__Dataset section__.
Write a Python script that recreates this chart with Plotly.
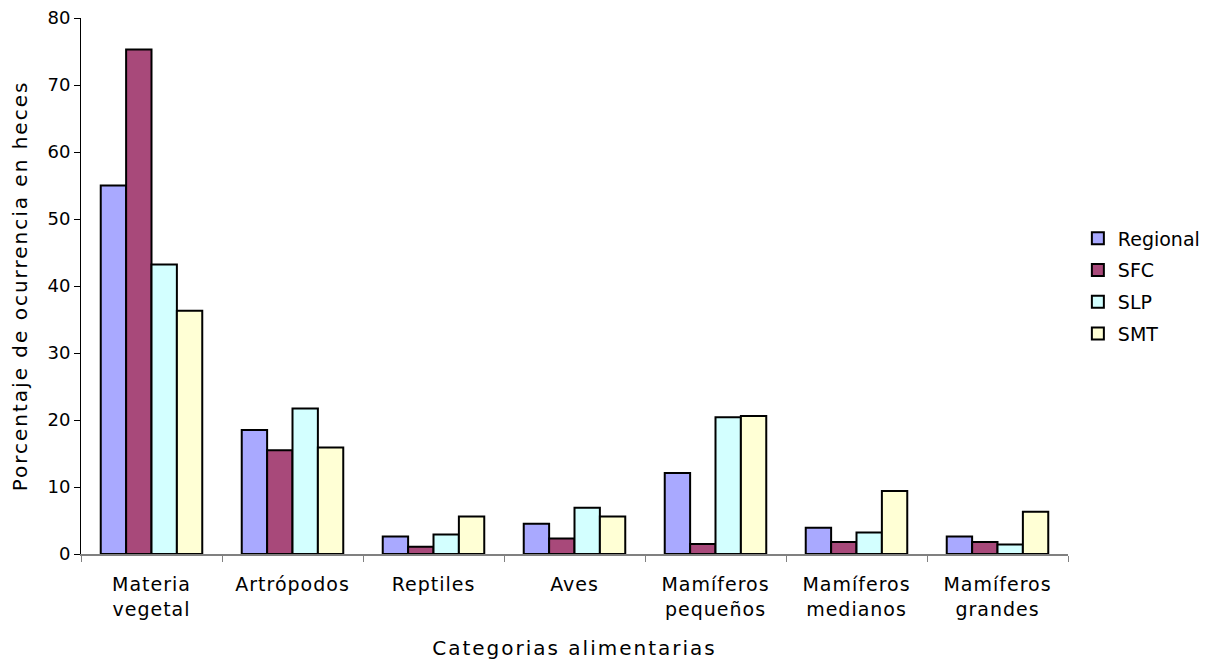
import plotly.graph_objects as go

categories = ["Materia vegetal", "Artrópodos", "Reptiles", "Aves",
              "Mamíferos pequeños", "Mamíferos medianos", "Mamíferos grandes"]
category_labels = [["Materia", "vegetal"], ["Artrópodos"], ["Reptiles"], ["Aves"],
                   ["Mamíferos", "pequeños"], ["Mamíferos", "medianos"], ["Mamíferos", "grandes"]]

regional = [55.0, 18.5, 2.6, 4.5, 12.1, 3.9, 2.6]
sfc = [75.3, 15.5, 1.1, 2.3, 1.5, 1.8, 1.8]
slp = [43.2, 21.7, 2.9, 6.9, 20.4, 3.2, 1.4]
smt = [36.3, 15.9, 5.6, 5.6, 20.6, 9.4, 6.3]

series = [
    ("Regional", regional, "#A9A9FF"),
    ("SFC", sfc, "#A8497A"),
    ("SLP", slp, "#D3FFFF"),
    ("SMT", smt, "#FFFFD5"),
]

font_family = "DejaVu Sans, Verdana, sans-serif"


def spaced(lines, px):
    """Wrap each line in a span with extra letter spacing."""
    return "<br>".join(f'<span style="letter-spacing:{px}px">{ln}</span>' for ln in lines)


fig = go.Figure()
for name, vals, color in series:
    fig.add_trace(go.Bar(
        name=name, x=categories, y=vals, legendgroup=name,
        marker=dict(color=color, line=dict(color="black", width=2)),
    ))

fig.update_layout(
    barmode="group",
    bargap=0.28,
    bargroupgap=0,
    width=1206, height=661,
    margin=dict(l=81, r=138, t=18, b=107, autoexpand=False),
    plot_bgcolor="white",
    paper_bgcolor="white",
    font=dict(family=font_family, size=18, color="black"),
    legend=dict(
        x=1.01, y=0.5, xanchor="left", yanchor="middle",
        font=dict(size=19), tracegroupgap=4, itemwidth=30,
        traceorder="grouped",
    ),
    xaxis=dict(
        title=dict(text=spaced(["Categorias alimentarias"], 2), standoff=22,
                   font=dict(size=20)),
        showline=True, linecolor="#808080", linewidth=2,
        ticks="outside", tickson="boundaries", ticklen=6, tickcolor="#808080",
        tickmode="array", tickvals=categories,
        ticktext=[spaced(lbl, 1) for lbl in category_labels],
        tickfont=dict(size=19), ticklabelstandoff=12,
        showgrid=False,
    ),
    yaxis=dict(
        title=dict(text=spaced(["Porcentaje de ocurrencia en heces"], 2), standoff=14,
                   font=dict(size=20)),
        range=[0, 80], dtick=10,
        showline=True, linecolor="black", linewidth=1,
        ticks="outside", ticklen=6, tickcolor="black",
        tickfont=dict(size=18),
        showgrid=False, zeroline=False,
    ),
)

fig.write_html("out.html")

__Task__.
Some lines of the data above may hold the word "with"; report how many do, and nothing else.

__The completed task__.
2